• Aim of the task:
The listing below begins with the first line you should copy; stop after the line containing "([yshift=-6pt]title.base west) -- ([yshift=-6pt]title.base", and drop every picture.

• Listed records:
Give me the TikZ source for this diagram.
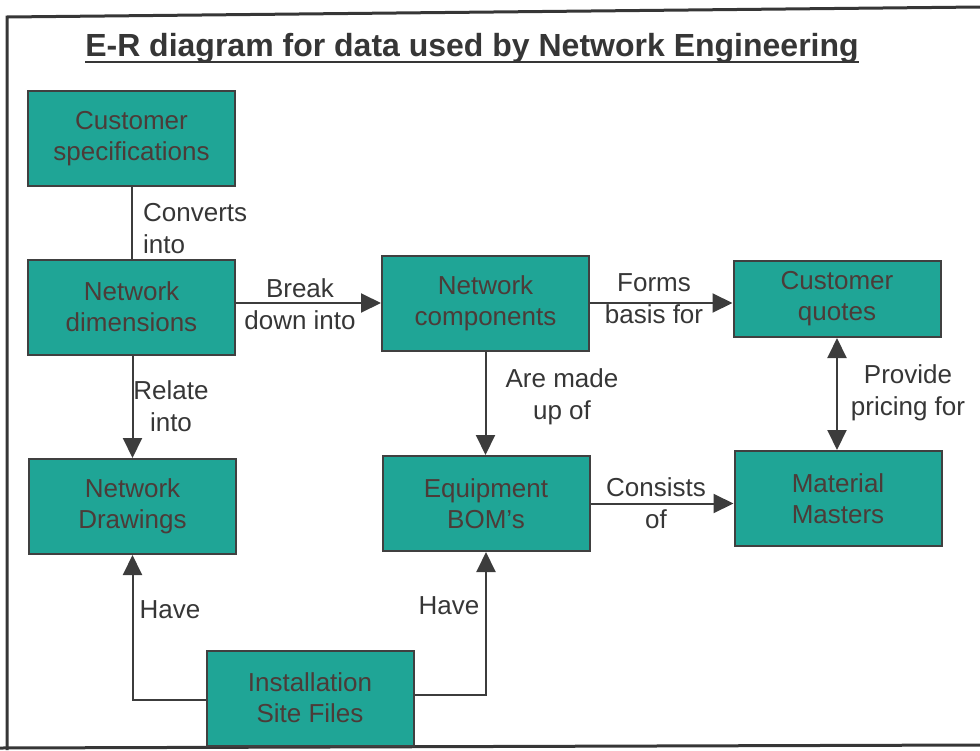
\documentclass[tikz,border=0pt]{standalone}
\usepackage{fontspec}
\setmainfont{Liberation Sans}
\usetikzlibrary{arrows.meta}

\definecolor{boxfill}{HTML}{1FA596}
\definecolor{boxedge}{HTML}{404040}
\definecolor{boxtext}{HTML}{4C3B38}
\definecolor{inkgray}{HTML}{363636}
\definecolor{linegray}{HTML}{3C3C3C}

\tikzset{
  entity/.style={draw=boxedge, line width=2pt, fill=boxfill, text=boxtext,
    font=\fontsize{26}{31}\selectfont, align=center,
    minimum width=207pt, minimum height=95pt, inner sep=0pt},
  rel/.style={text=inkgray, font=\fontsize{26}{32}\selectfont, align=center, inner sep=0pt},
  link/.style={draw=linegray, line width=2pt},
  arr/.style={link, -{Triangle[length=20pt,width=19pt]}},
  dblarr/.style={link, {Triangle[length=20pt,width=19pt]}-{Triangle[length=20pt,width=19pt]}},
  frame/.style={draw=inkgray, line width=3pt},
}

\begin{document}
\begin{tikzpicture}[x=1pt, y=-1pt]
\useasboundingbox (0,0) rectangle (980,750);

% page frame
\draw[frame] (7,750) -- (7,17) -- (980,7);
\draw[frame] (0,748) -- (980,745);

% title
\node[anchor=base, inner sep=0pt, text=inkgray,
      font=\fontsize{32}{38}\selectfont\bfseries] (title) at (472,56)
      {E-R diagram for data used by Network Engineering};
\draw[draw=inkgray, line width=2.2pt]
  ([yshift=-6pt]title.base west) -- ([yshift=-6pt]title.base east);

% entities
\node[entity] (cs)  at (131.5,138.5) {Customer\\specifications};
\node[entity] (nd)  at (131.5,307)   {Network\\dimensions};
\node[entity] (ndr) at (132.5,506.5) {Network\\Drawings};
\node[entity] (nc)  at (485.5,303)   {Network\\components};
\node[entity, minimum height=76pt] (cq) at (837,299) {Customer\\quotes};
\node[entity] (eb)  at (486,503.5)   {Equipment\\BOM’s};
\node[entity] (mm)  at (838,498.5)   {Material\\Masters};
\node[entity] (isf) at (310,698)     {Installation\\Site Files};

% relationships
\draw[link] (cs.south) -- (cs.south |- nd.north);
\node[rel, anchor=west, align=left] (l1) at (143,229) {Converts\\into};

\draw[arr] (nc.west -| nd.east) -- (nc.west);
\node[rel] (l2) at (300,304) {Break\\down into};

\draw[arr] (nc.east) -- (nc.east -| cq.west);
\node[rel] (l3) at (654,299) {Forms\\basis for};

\draw[arr] (nd.south -| ndr.north) -- (ndr.north);
\node[rel] (l4) at (171,406) {Relate\\into};

\draw[arr] (nc.south) -- (nc.south |- eb.north);
\node[rel] (l5) at (562,397) {Are made\\up of};

\draw[arr] (eb.east) -- (eb.east -| mm.west);
\node[rel] (l6) at (656,503) {Consists\\of};

\draw[dblarr] (cq.south) -- (cq.south |- mm.north);
\node[rel] (l7) at (908,393) {Provide\\pricing for};

\draw[arr] ([yshift=-2pt]isf.west) -| (ndr.south);
\node[rel] (l8) at (170,610) {Have};

\draw[arr] ([yshift=3pt]isf.east) -| (eb.south);
\node[rel] (l9) at (449,606) {Have};
\end{tikzpicture}
\end{document}
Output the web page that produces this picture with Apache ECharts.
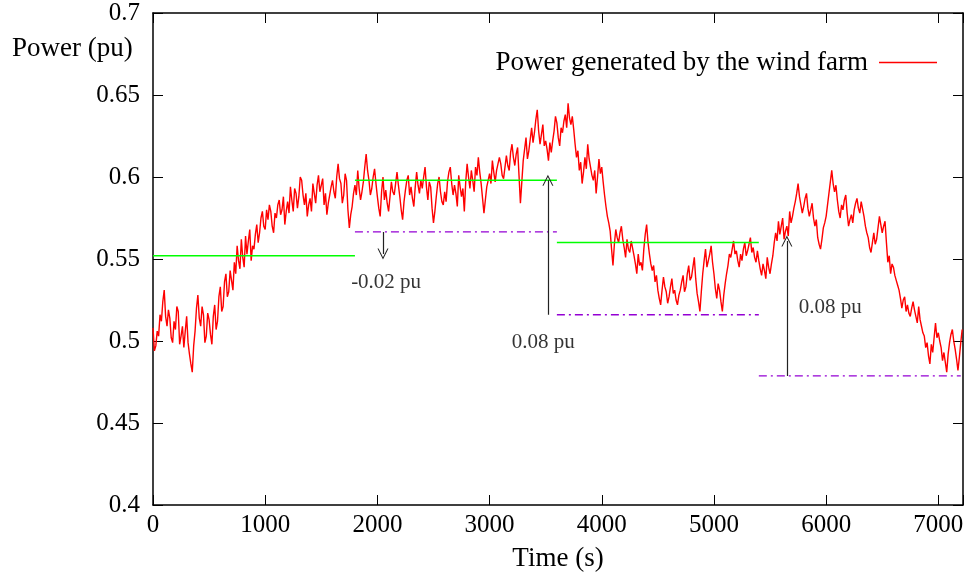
<!DOCTYPE html>
<html>
<head>
<meta charset="utf-8">
<script src="https://cdn.jsdelivr.net/npm/echarts@6/dist/echarts.min.js"></script>
<style>
  html, body { margin: 0; padding: 0; background: #fff; }
  #chart { width: 976px; height: 573px; }
</style>
</head>
<body>
<div id="chart"></div>
<script>
// sampling step of the wind farm record (s)
const step = 12.5;
// power generated by the wind farm (pu), one value every 12.5 s from t = 0
const power = [
  0.508, 0.494, 0.497, 0.506, 0.503, 0.516, 0.512, 0.524, 0.531, 0.515, 0.509, 0.519, 0.514, 0.502, 0.499, 0.512,
  0.507, 0.521, 0.518, 0.498, 0.503, 0.509, 0.496, 0.506, 0.515, 0.499, 0.492, 0.486, 0.481, 0.497, 0.506, 0.520,
  0.528, 0.514, 0.509, 0.521, 0.516, 0.499, 0.503, 0.517, 0.513, 0.504, 0.498, 0.515, 0.522, 0.507, 0.512, 0.527,
  0.533, 0.518, 0.521, 0.536, 0.541, 0.527, 0.530, 0.543, 0.537, 0.531, 0.548, 0.541, 0.558, 0.549, 0.544, 0.562,
  0.551, 0.545, 0.564, 0.553, 0.561, 0.568, 0.549, 0.558, 0.556, 0.565, 0.571, 0.560, 0.566, 0.575, 0.579, 0.570,
  0.568, 0.580, 0.574, 0.583, 0.579, 0.570, 0.566, 0.578, 0.575, 0.583, 0.586, 0.577, 0.580, 0.588, 0.571, 0.579,
  0.585, 0.578, 0.594, 0.586, 0.579, 0.593, 0.590, 0.581, 0.588, 0.600, 0.598, 0.589, 0.583, 0.590, 0.576, 0.583,
  0.587, 0.579, 0.596, 0.590, 0.584, 0.595, 0.601, 0.591, 0.592, 0.599, 0.583, 0.590, 0.577, 0.584, 0.589, 0.594,
  0.598, 0.591, 0.587, 0.600, 0.608, 0.599, 0.596, 0.584, 0.589, 0.602, 0.598, 0.580, 0.569, 0.577, 0.582, 0.590,
  0.595, 0.589, 0.604, 0.593, 0.586, 0.591, 0.597, 0.606, 0.614, 0.604, 0.598, 0.589, 0.593, 0.600, 0.605, 0.596,
  0.588, 0.581, 0.576, 0.591, 0.600, 0.586, 0.592, 0.584, 0.579, 0.588, 0.597, 0.591, 0.589, 0.596, 0.603, 0.595,
  0.588, 0.580, 0.574, 0.585, 0.592, 0.598, 0.601, 0.589, 0.594, 0.587, 0.582, 0.594, 0.603, 0.595, 0.590, 0.598,
  0.593, 0.600, 0.606, 0.594, 0.586, 0.597, 0.594, 0.581, 0.572, 0.579, 0.588, 0.596, 0.600, 0.591, 0.585, 0.583,
  0.591, 0.585, 0.597, 0.603, 0.606, 0.596, 0.589, 0.595, 0.590, 0.582, 0.601, 0.594, 0.588, 0.593, 0.579, 0.597,
  0.608, 0.600, 0.593, 0.604, 0.598, 0.591, 0.606, 0.601, 0.612, 0.603, 0.596, 0.587, 0.578, 0.586, 0.594, 0.598,
  0.602, 0.596, 0.610, 0.603, 0.597, 0.604, 0.605, 0.612, 0.608, 0.601, 0.599, 0.606, 0.613, 0.607, 0.604, 0.615,
  0.620, 0.612, 0.607, 0.614, 0.618, 0.601, 0.584, 0.597, 0.610, 0.617, 0.624, 0.611, 0.616, 0.623, 0.630, 0.621,
  0.627, 0.635, 0.641, 0.628, 0.620, 0.626, 0.632, 0.619, 0.622, 0.617, 0.610, 0.621, 0.615, 0.622, 0.628, 0.637,
  0.633, 0.624, 0.619, 0.630, 0.627, 0.634, 0.638, 0.630, 0.645, 0.636, 0.632, 0.637, 0.629, 0.620, 0.612, 0.616,
  0.604, 0.609, 0.596, 0.603, 0.612, 0.605, 0.620, 0.611, 0.606, 0.601, 0.598, 0.604, 0.590, 0.600, 0.611, 0.602,
  0.606, 0.597, 0.589, 0.582, 0.576, 0.572, 0.567, 0.556, 0.546, 0.559, 0.568, 0.563, 0.560, 0.566, 0.570, 0.562,
  0.557, 0.551, 0.562, 0.556, 0.554, 0.561, 0.560, 0.552, 0.547, 0.541, 0.553, 0.546, 0.548, 0.543, 0.556, 0.565,
  0.571, 0.560, 0.553, 0.547, 0.543, 0.546, 0.536, 0.540, 0.531, 0.526, 0.522, 0.531, 0.539, 0.533, 0.530, 0.523,
  0.527, 0.533, 0.538, 0.529, 0.531, 0.525, 0.522, 0.528, 0.531, 0.536, 0.540, 0.530, 0.533, 0.541, 0.546, 0.537,
  0.539, 0.545, 0.551, 0.538, 0.529, 0.524, 0.518, 0.530, 0.541, 0.549, 0.556, 0.545, 0.549, 0.553, 0.558, 0.548,
  0.541, 0.532, 0.526, 0.535, 0.531, 0.524, 0.518, 0.528, 0.535, 0.541, 0.546, 0.553, 0.551, 0.556, 0.561, 0.553,
  0.555, 0.549, 0.545, 0.553, 0.549, 0.556, 0.560, 0.552, 0.555, 0.559, 0.563, 0.554, 0.557, 0.551, 0.548, 0.555,
  0.549, 0.544, 0.540, 0.547, 0.543, 0.538, 0.551, 0.545, 0.541, 0.547, 0.552, 0.560, 0.566, 0.561, 0.573, 0.565,
  0.570, 0.575, 0.562, 0.567, 0.570, 0.564, 0.579, 0.572, 0.576, 0.581, 0.585, 0.590, 0.596, 0.588, 0.583, 0.578,
  0.582, 0.587, 0.590, 0.581, 0.576, 0.580, 0.584, 0.575, 0.570, 0.574, 0.563, 0.559, 0.556, 0.562, 0.569, 0.572,
  0.576, 0.583, 0.590, 0.597, 0.604, 0.596, 0.591, 0.595, 0.586, 0.579, 0.575, 0.583, 0.580, 0.586, 0.589, 0.578,
  0.570, 0.574, 0.577, 0.572, 0.580, 0.584, 0.587, 0.581, 0.578, 0.585, 0.584, 0.576, 0.570, 0.566, 0.563, 0.557,
  0.554, 0.560, 0.566, 0.559, 0.562, 0.569, 0.576, 0.571, 0.566, 0.570, 0.573, 0.560, 0.548, 0.552, 0.541, 0.547,
  0.545, 0.540, 0.537, 0.534, 0.531, 0.526, 0.520, 0.525, 0.527, 0.518, 0.522, 0.517, 0.515, 0.520, 0.524, 0.519,
  0.515, 0.511, 0.521, 0.513, 0.509, 0.505, 0.503, 0.496, 0.499, 0.491, 0.486, 0.498, 0.493, 0.502, 0.511, 0.502,
  0.505, 0.500, 0.496, 0.488, 0.493, 0.487, 0.481, 0.492, 0.499, 0.504, 0.507, 0.500, 0.495, 0.489, 0.482, 0.490,
  0.499, 0.507
];

// 30 min windows
const windowEdges = [0, 1800, 3600, 5400, 7200];
const meanLevels = [0.552, 0.598, 0.560];        // green, windows 1..3
const minLevels = [0.5665, 0.516, 0.4787];       // purple, windows 2..4

// variation arrows
const arrowTimes = [2050, 3520, 5650];
const arrowFrom = [0.5665, 0.516, 0.4787];
const arrowTo = [0.553, 0.598, 0.561];
const arrowTexts = ['-0.02 pu', '0.08 pu', '0.08 pu'];
const textTimes = [2078, 3478, 6037];
const textLevels = [0.5354, 0.4988, 0.5207];

const xTicks = [0, 1000, 2000, 3000, 4000, 5000, 6000, 7000];

const serif = '"Liberation Serif", "DejaVu Serif", serif';

const chart = echarts.init(document.getElementById('chart'));

const meanSeries = meanLevels.map((v, i) => ({
  type: 'line',
  data: [[windowEdges[i], v], [windowEdges[i + 1], v]],
  symbol: 'none',
  lineStyle: { color: '#00ff00', width: 1.5 },
  silent: true,
  z: 3
}));

const minSeries = minLevels.map((v, i) => ({
  type: 'line',
  data: [[windowEdges[i + 1], v], [windowEdges[i + 2], v]],
  symbol: 'none',
  lineStyle: { color: '#9400d3', width: 1.3, type: [8, 4, 2, 4] },
  silent: true,
  z: 3
}));

const arrowHead = 'path://M5,0 L10,12 L9,12 L5,2.5 L1,12 L0,12 Z';

const frameAxis = {
  axisLine: { onZero: false, lineStyle: { color: '#000', width: 1.5 } },
  axisTick: { inside: true, length: 10, lineStyle: { color: '#000' } },
  splitLine: { show: false }
};

option = {
  animation: false,
  backgroundColor: '#fff',
  textStyle: { fontFamily: serif, color: '#000' },
  grid: {
    left: 153, right: 13, top: 13, bottom: 68,
    containLabel: false, outerBoundsMode: 'none'
  },
  legend: {
    data: ['Power generated by the wind farm'],
    right: 34,
    top: 44,
    align: 'right',
    icon: 'rect',
    itemWidth: 58,
    itemHeight: 1.5,
    itemGap: 0,
    textStyle: { fontFamily: serif, fontSize: 27, color: '#000', padding: [0, 6, 0, 0] }
  },
  xAxis: [
    Object.assign({
      type: 'value', min: 0, max: 7220, interval: 1000,
      name: 'Time (s)', nameLocation: 'middle', nameGap: 40,
      nameTextStyle: { fontFamily: serif, fontSize: 27, color: '#000' },
      axisLabel: {
        fontFamily: serif, fontSize: 25, color: '#000', margin: 8,
        formatter: v => (xTicks.includes(v) ? String(v) : '')
      }
    }, frameAxis),
    Object.assign({
      type: 'value', min: 0, max: 7220, interval: 1000, position: 'top',
      axisLabel: { show: false }
    }, frameAxis)
  ],
  yAxis: [
    Object.assign({
      type: 'value', min: 0.4, max: 0.7, interval: 0.05,
      axisLabel: { fontFamily: serif, fontSize: 25, color: '#000', margin: 13 }
    }, frameAxis),
    Object.assign({
      type: 'value', min: 0.4, max: 0.7, interval: 0.05, position: 'right',
      axisLabel: { show: false }
    }, frameAxis)
  ],
  graphic: [
    {
      type: 'text', left: 12, top: 35,
      style: { text: 'Power (pu)', font: '27px ' + serif, fill: '#000' }
    }
  ],
  series: [
    {
      name: 'Power generated by the wind farm',
      type: 'line',
      data: power.map((v, i) => [i * step, v]),
      symbol: 'none',
      lineStyle: { color: '#ff0000', width: 1.4 },
      itemStyle: { color: '#ff0000' },
      z: 2
    },
    ...meanSeries,
    ...minSeries,
    {
      type: 'lines',
      coordinateSystem: 'cartesian2d',
      data: arrowTimes.map((t, i) => ({ coords: [[t, arrowFrom[i]], [t, arrowTo[i]]] })),
      symbol: ['none', arrowHead],
      symbolSize: [9, 11],
      lineStyle: { color: '#222', width: 1.2, opacity: 1 },
      silent: true,
      z: 4
    },
    {
      type: 'scatter',
      data: textTimes.map((t, i) => ({ value: [t, textLevels[i]], label: { formatter: arrowTexts[i] } })),
      symbolSize: 0,
      label: {
        show: true, position: 'inside',
        fontFamily: serif, fontSize: 21, color: '#000'
      },
      silent: true,
      z: 5
    }
  ]
};

chart.setOption(option);
</script>
</body>
</html>
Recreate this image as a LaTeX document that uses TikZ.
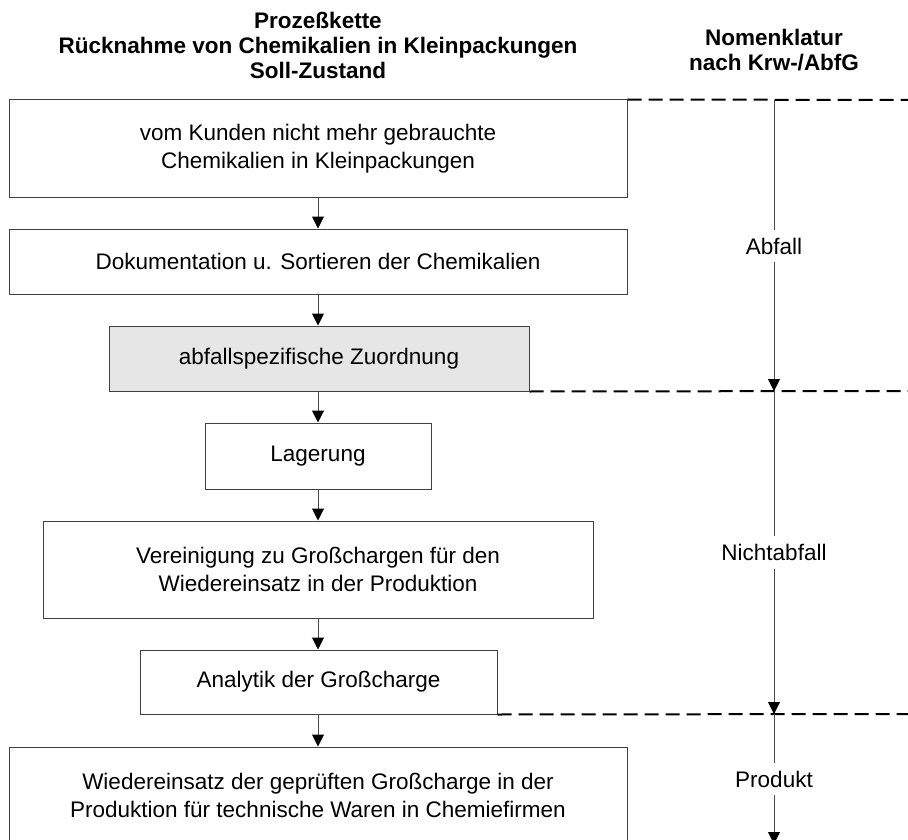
\documentclass[tikz,border=0pt]{standalone}
\usepackage{fontspec}
\setmainfont{Liberation Sans}
\usetikzlibrary{arrows.meta}
\definecolor{boxgray}{RGB}{230,230,230}
\begin{document}
\begin{tikzpicture}[x=1pt,y=-1pt,
  box/.style={draw=black!75, line width=1pt, align=center, inner sep=0pt,
    font=\fontsize{22.5}{28}\selectfont},
  hdr/.style={align=center, inner sep=0pt, font=\bfseries\fontsize{22.5}{25}\selectfont},
  lab/.style={inner sep=0pt, minimum height=32pt, font=\fontsize{22.5}{28}\selectfont},
  plain/.style={draw=black!70, line width=1pt},
  conn/.style={draw=black!70, line width=1pt, -{Triangle[width=12pt,length=12pt,black]}},
  dashline/.style={draw=black, line width=2pt, dash pattern=on 14pt off 7pt}
]
\useasboundingbox (0,0) rectangle (908,840);
\fill[white] (0,0) rectangle (908,840);

% headers
\node[hdr] (h1) at (318,45) {Prozeßkette\\Rücknahme von Chemikalien in Kleinpackungen\\Soll-Zustand};
\node[hdr] (h2) at (774,50) {Nomenklatur\\nach Krw-/AbfG};

% process boxes
\node[box, minimum width=618pt, minimum height=97pt] (b1) at (318,148.5)
  {vom Kunden nicht mehr gebrauchte\\Chemikalien in Kleinpackungen};
\node[box, minimum width=618pt, minimum height=65pt] (b2) at (318,261.5)
  {Dokumentation u. Sortieren der Chemikalien};
\node[box, fill=boxgray, minimum width=420pt, minimum height=65pt] (b3) at (319,358.5)
  {abfallspezifische Zuordnung};
\node[box, minimum width=226pt, minimum height=66pt] (b4) at (318,456)
  {Lagerung};
\node[box, minimum width=550pt, minimum height=97pt] (b5) at (318,569.5)
  {Vereinigung zu Großchargen für den\\Wiedereinsatz in der Produktion};
\node[box, minimum width=357pt, minimum height=64pt] (b6) at (318.5,682)
  {Analytik der Großcharge};
\node[box, minimum width=618pt, minimum height=96pt] (b7) at (318,795)
  {Wiedereinsatz der geprüften Großcharge in der\\Produktion für technische Waren in Chemiefirmen};

% flow arrows
\draw[conn] (b1.south) -- (b1.south |- b2.north);
\draw[conn] (b2.south) -- (b2.south |- b3.north);
\draw[conn] (b3.south -| b2.south) -- (b2.south |- b4.north);
\draw[conn] (b4.south -| b2.south) -- (b2.south |- b5.north);
\draw[conn] (b5.south -| b2.south) -- (b2.south |- b6.north);
\draw[conn] (b6.south -| b2.south) -- (b2.south |- b7.north);

% dashed boundaries
\coordinate (r0) at (908,100);
\coordinate (r1) at (908,391);
\coordinate (r2) at (908,714);
\draw[dashline] (b1.north east) -- (r0);
\draw[dashline] (b3.south east) -- (r1);
\draw[dashline] (b6.south east) -- (r2);

% nomenclature axis
\coordinate (v0) at (774,100);
\coordinate (v1) at (774,391);
\coordinate (v2) at (774,714);
\coordinate (v3) at (774,844);
\node[lab] (l1) at (774,246) {Abfall};
\node[lab] (l2) at (774,552.5) {Nichtabfall};
\node[lab] (l3) at (774,779) {Produkt};
\draw[plain] (v0) -- (l1.north);
\draw[conn] (l1.south) -- (v1);
\draw[plain] (v1) -- (l2.north);
\draw[conn] (l2.south) -- (v2);
\draw[plain] (v2) -- (l3.north);
\draw[conn] (l3.south) -- (v3);
\end{tikzpicture}
\end{document}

• Reply to the exercise:
Give me the TikZ source for this diagram.
\documentclass[tikz,border=0pt]{standalone}
\usepackage{fontspec}
\setmainfont{Liberation Sans}
\usetikzlibrary{arrows.meta}

\definecolor{boxfill}{HTML}{1FA596}
\definecolor{boxedge}{HTML}{404040}
\definecolor{boxtext}{HTML}{4C3B38}
\definecolor{inkgray}{HTML}{363636}
\definecolor{linegray}{HTML}{3C3C3C}

\tikzset{
  entity/.style={draw=boxedge, line width=2pt, fill=boxfill, text=boxtext,
    font=\fontsize{26}{31}\selectfont, align=center,
    minimum width=207pt, minimum height=95pt, inner sep=0pt},
  rel/.style={text=inkgray, font=\fontsize{26}{32}\selectfont, align=center, inner sep=0pt},
  link/.style={draw=linegray, line width=2pt},
  arr/.style={link, -{Triangle[length=20pt,width=19pt]}},
  dblarr/.style={link, {Triangle[length=20pt,width=19pt]}-{Triangle[length=20pt,width=19pt]}},
  frame/.style={draw=inkgray, line width=3pt},
}

\begin{document}
\begin{tikzpicture}[x=1pt, y=-1pt]
\useasboundingbox (0,0) rectangle (980,750);

% page frame
\draw[frame] (7,750) -- (7,17) -- (980,7);
\draw[frame] (0,748) -- (980,745);

% title
\node[anchor=base, inner sep=0pt, text=inkgray,
      font=\fontsize{32}{38}\selectfont\bfseries] (title) at (472,56)
      {E-R diagram for data used by Network Engineering};
\draw[draw=inkgray, line width=2.2pt]
  ([yshift=-6pt]title.base west) -- ([yshift=-6pt]title.base east);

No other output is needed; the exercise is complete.